Yoshiyuki Miyamae may be nuts about nuts. That was one takeaway from this season’s Issey Miyake outing, where Miyamae, the brand’s food-obsessed designer, turned his attention to the beauty of seeds, beans, and pulses. There was a figurative element to the reference: The big Issey Miyake retrospective recently on view at The National Art Center Tokyo got Miyamae thinking about the first principles of the label—the sprout from which it all sprung, as it were. That idea was then literalized via textures, shapes, colors, and prints that winked at roasted almonds, pistachios, coffee beans, and more.
In a few instances, the theme read very clearly. It was unmistakable in coffee bean and pistachio prints, and legible in the variety of rounded silhouettes and textures, like that of a cocoonish cream-color coat paneled in strips of frayed linen that mimicked the hand of a ribbed almond shell. There was also something of the ovoid smoothness of a pale almond sliver in this collection’s best new trouser silhouette, a pair of harem-ish pants with a side-belted drape across the front.
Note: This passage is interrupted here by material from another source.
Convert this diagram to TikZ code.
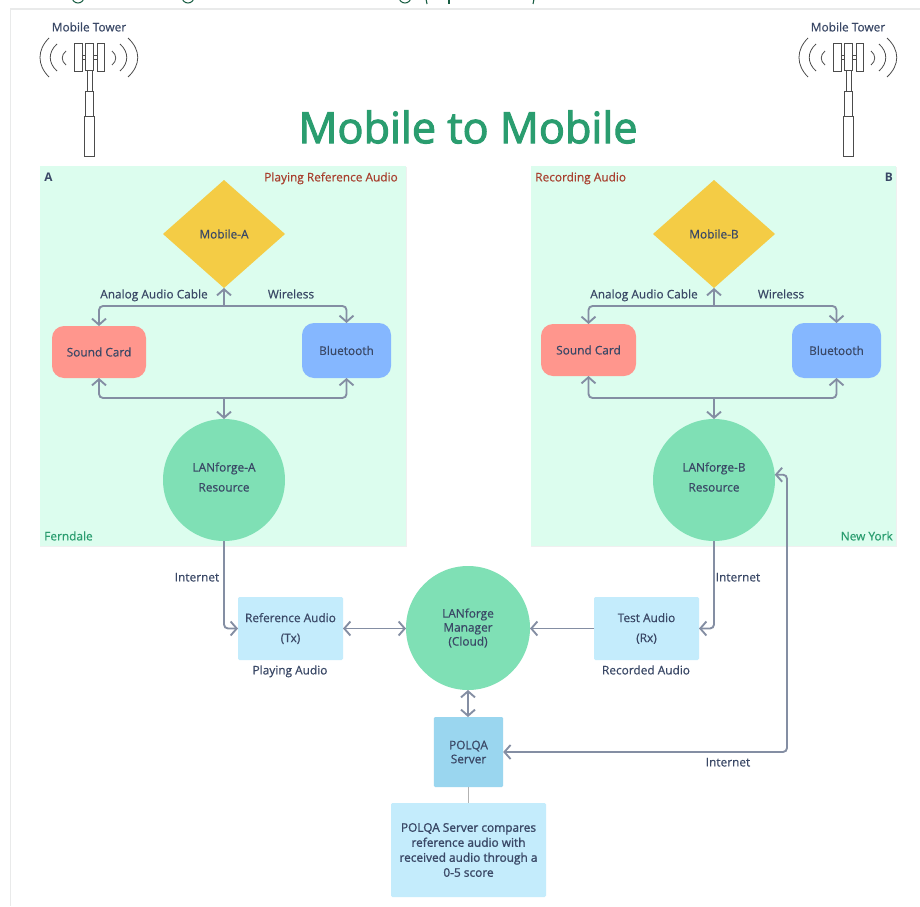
\documentclass[tikz,border=0pt]{standalone}
\usepackage{fontspec}
\setmainfont{Open Sans}
\newfontfamily\medfont{Open Sans}[FakeBold=0.6]
\newfontfamily\semifont{Open Sans}[FakeBold=1.3]
\newfontfamily\titlefont{Open Sans}[FakeBold=2.4]
\usetikzlibrary{arrows.meta,shapes.geometric}
\definecolor{ink}{HTML}{3A4866}
\definecolor{wire}{HTML}{848EA3}
\definecolor{panel}{HTML}{DCFDEE}
\definecolor{gold}{HTML}{F4CC45}
\definecolor{salmon}{HTML}{FF968D}
\definecolor{sky}{HTML}{85B7FF}
\definecolor{mint}{HTML}{7FE0B5}
\definecolor{pale}{HTML}{C4ECFC}
\definecolor{steel}{HTML}{9AD6EF}
\definecolor{leaf}{HTML}{2A9D6F}
\definecolor{brick}{HTML}{A8402F}
\definecolor{frame}{HTML}{E9EAEA}
\newcommand{\towerat}[1]{%
\begin{scope}[xshift=#1*0.75pt,draw=black!70,line width=0.6pt]
\draw[fill=white] (74,43) rectangle (82,71);
\draw[fill=white] (97,43) rectangle (104,71);
\draw (82,55) rectangle (85,59);
\draw (93,55) rectangle (97,59);
\draw[fill=white] (85,43) rectangle (93,70);
\draw (87,70) rectangle (92,91);
\draw (85,91) rectangle (93,116);
\draw (84,116) rectangle (94,156);
\draw (49,38) .. controls (37,50) and (37,65) .. (49,77);
\draw (57,44) .. controls (48,52) and (48,63) .. (57,71);
\draw (66,51) .. controls (61,55) and (61,61) .. (66,65);
\draw (128,38) .. controls (141,50) and (141,65) .. (128,77);
\draw (120,44) .. controls (129,52) and (129,63) .. (120,71);
\draw (112,51) .. controls (117,55) and (117,61) .. (112,65);
\end{scope}}
\tikzset{
 boxtxt/.style={font=\fontsize{8.9pt}{10.5pt}\selectfont\medfont,text=ink,inner sep=0pt,align=center},
 lbl/.style={boxtxt,text height=6.6pt,text depth=0pt},
 zone/.style={fill=panel,draw=none},
 dia/.style={diamond,fill=gold,aspect=1.13,minimum width=91.5pt,minimum height=81pt,inner sep=0pt,outer sep=0pt,boxtxt},
 round/.style={rounded corners=9pt,outer sep=0pt,boxtxt},
 disc/.style={circle,fill=mint,inner sep=0pt,outer sep=0pt,boxtxt},
 sq/.style={rounded corners=1pt,outer sep=0pt,boxtxt},
 conn/.style={draw=wire,line width=1.4pt,rounded corners=3pt},
 up/.style={conn,-{Straight Barb[length=4.6pt,width=10.5pt]}},
 both/.style={conn,{Straight Barb[length=4.6pt,width=10.5pt]}-{Straight Barb[length=4.6pt,width=10.5pt]}},
 frag/.style={draw=leaf!60!black,line width=0.8pt},
}
\begin{document}
\begin{tikzpicture}[x=0.75pt,y=-0.75pt]
\useasboundingbox (0,0) rectangle (920,906);
\fill[white] (0,0) rectangle (920,906);
% page frame and remnants of the cropped heading
\draw[frame,line width=0.9pt] (10.5,906) -- (10.5,9) -- (920,9);
\begin{scope}
\clip (0,0) rectangle (920,5);
\draw[frag] (72,-3) arc[start angle=180,end angle=0,x radius=6,y radius=6];
\draw[frag] (182,-3) arc[start angle=180,end angle=0,x radius=6,y radius=6];
\draw[frag] (399,-3) arc[start angle=180,end angle=0,x radius=6,y radius=6];
\draw[frag] (425,-6) -- (427,4);
\draw[frag] (449,-6) -- (449,4);
\draw[frag] (535,-6) -- (533,4);
\end{scope}
% panels
\fill[black!6] (40,167) rectangle (406.5,547);
\fill[black!6] (531,167) rectangle (896.5,547);
\path[zone] (40,166) rectangle (406,546);
\path[zone] (531,166) rectangle (896,546);
% title
\node[inner sep=0pt,text=leaf,font=\fontsize{32.4pt}{40pt}\selectfont\titlefont] (title) at (468,127) {Mobile to Mobile};
% towers
\towerat{0}
\towerat{759}
\node[lbl] (twA) at (89,27) {Mobile Tower};
\node[lbl] (twB) at (848,27) {Mobile Tower};
% panel captions
\node[lbl,font=\fontsize{8.9pt}{10pt}\selectfont\bfseries,anchor=west] (capA) at (44,177) {A};
\node[lbl,text=brick,anchor=east] (playA) at (398,177) {Playing Reference Audio};
\node[lbl,text=leaf,anchor=west] (ferndale) at (44,536) {Ferndale};
\node[lbl,font=\fontsize{8.9pt}{10pt}\selectfont\bfseries,anchor=east] (capB) at (893,177) {B};
\node[lbl,text=brick,anchor=west] (recB) at (535,177) {Recording Audio};
\node[lbl,text=leaf,anchor=east] (newyork) at (893,536) {New York};
% side A
\node[dia] (mobA) at (224,234) {Mobile-A};
\node[round,fill=salmon,minimum width=70.5pt,minimum height=39pt] (sndA) at (99,352) {Sound Card};
\node[round,fill=sky,minimum width=66.75pt,minimum height=41.25pt] (bluA) at (346.5,350.5) {Bluetooth};
\node[disc,minimum size=91.5pt] (lanA) at (224,480) {LANforge-A\\[4.5pt]Resource\rule[-4.5pt]{0pt}{0pt}};
% side B
\node[dia] (mobB) at (714,234) {Mobile-B};
\node[round,fill=salmon,minimum width=71.25pt,minimum height=39pt] (sndB) at (588.5,350) {Sound Card};
\node[round,fill=sky,minimum width=66.75pt,minimum height=41.25pt] (bluB) at (836.5,350.5) {Bluetooth};
\node[disc,minimum size=91.5pt] (lanB) at (714,480) {LANforge-B\\[4.5pt]Resource\rule[-4.5pt]{0pt}{0pt}};
% lower row
\node[sq,fill=pale,minimum width=78.75pt,minimum height=47.25pt] (refA) at (290.5,628.5) {Reference Audio\\[4.5pt](Tx)};
\node[sq,fill=pale,minimum width=78.75pt,minimum height=47.25pt] (tstA) at (646.5,628.5) {Test Audio\\[4.5pt](Rx)};
\node[disc,minimum size=93pt] (mgr) at (468,628) {LANforge\\Manager\\(Cloud)};
\node[sq,fill=steel,minimum width=52pt,minimum height=52.5pt] (polqa) at (468.5,752) {POLQA\\Server};
\node[sq,fill=pale,minimum width=116.25pt,minimum height=70.5pt,font=\fontsize{8.9pt}{10.5pt}\selectfont\semifont] (note) at (468.5,850) {POLQA Server compares\\[0.75pt]reference audio with\\[0.75pt]received audio through a\\[0.75pt]0-5 score};
% junctions
\coordinate (jA) at (224,306);
\coordinate (kA) at (224,398);
\coordinate (jB) at (714,306);
\coordinate (kB) at (714,398);
\coordinate (inet) at (787,752);
% connectors A
\draw[up] (jA) -- (mobA.south);
\draw[up] (jA) -| (sndA.north);
\draw[up] (jA) -| (bluA.north);
\draw[up] (kA) -- (lanA.north);
\draw[up] (kA) -| (sndA.south);
\draw[up] (kA) -| (bluA.south);
% connectors B
\draw[up] (jB) -- (mobB.south);
\draw[up] (jB) -| (sndB.north);
\draw[up] (jB) -| (bluB.north);
\draw[up] (kB) -- (lanB.north);
\draw[up] (kB) -| (sndB.south);
\draw[up] (kB) -| (bluB.south);
% connectors lower
\draw[up] (lanA.south) |- (refA.west);
\draw[up] (lanB.south) |- (tstA.east);
\draw[both] (refA.east) -- (mgr.west |- refA.east);
\draw[up] (tstA.west) -- (mgr.east |- tstA.west);
\draw[both] (mgr.south) -- (polqa.north -| mgr.south);
\draw[both] (lanB.5) -| (inet) -- (polqa.east);
\draw[draw=black!30,line width=0.9pt] (polqa.south) -- (note.north);
% edge labels
\node[lbl] (l1) at (154,294) {Analog Audio Cable};
\node[lbl] (l2) at (291,294) {Wireless};
\node[lbl] (l3) at (644,294) {Analog Audio Cable};
\node[lbl] (l4) at (781,294) {Wireless};
\node[lbl] (l5) at (197,577) {Internet};
\node[lbl] (l6) at (738,577) {Internet};
\node[lbl] (l7) at (728,762) {Internet};
\node[lbl] (l8) at (290,670) {Playing Audio};
\node[lbl] (l9) at (646,670) {Recorded Audio};
\end{tikzpicture}
\end{document}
This being an Issey Miyake collection, much of the interest was in the textiles. Miyamae and his team continue to refine the algorithms underlying their Baked Stretch and 3-D Steam Stretch technologies, and this season they put them to use to create tonal print effects out of variegated texture, and to punch up the vibrancy of brilliant graphic prints by making them three-dimensional. Those graphic prints were not inspired by nuts. Rather, these accessible looks drew on African textiles, giving tribal aesthetics a digital-age update. One of Miyamae’s cleverest executions was to bond the patterned fabric to a tan wool blend, and cut trench-inspired coats and jackets that revealed bright patterns here and there and—if you looked
closely—showed the shadow of the same pattern underneath the tan. Most people, when they think Issey Miyake, instantly think pleats; Miyamae has lots of intriguing ideas where pleats are concerned, but he puts his creativity to work on other kinds of looks, too.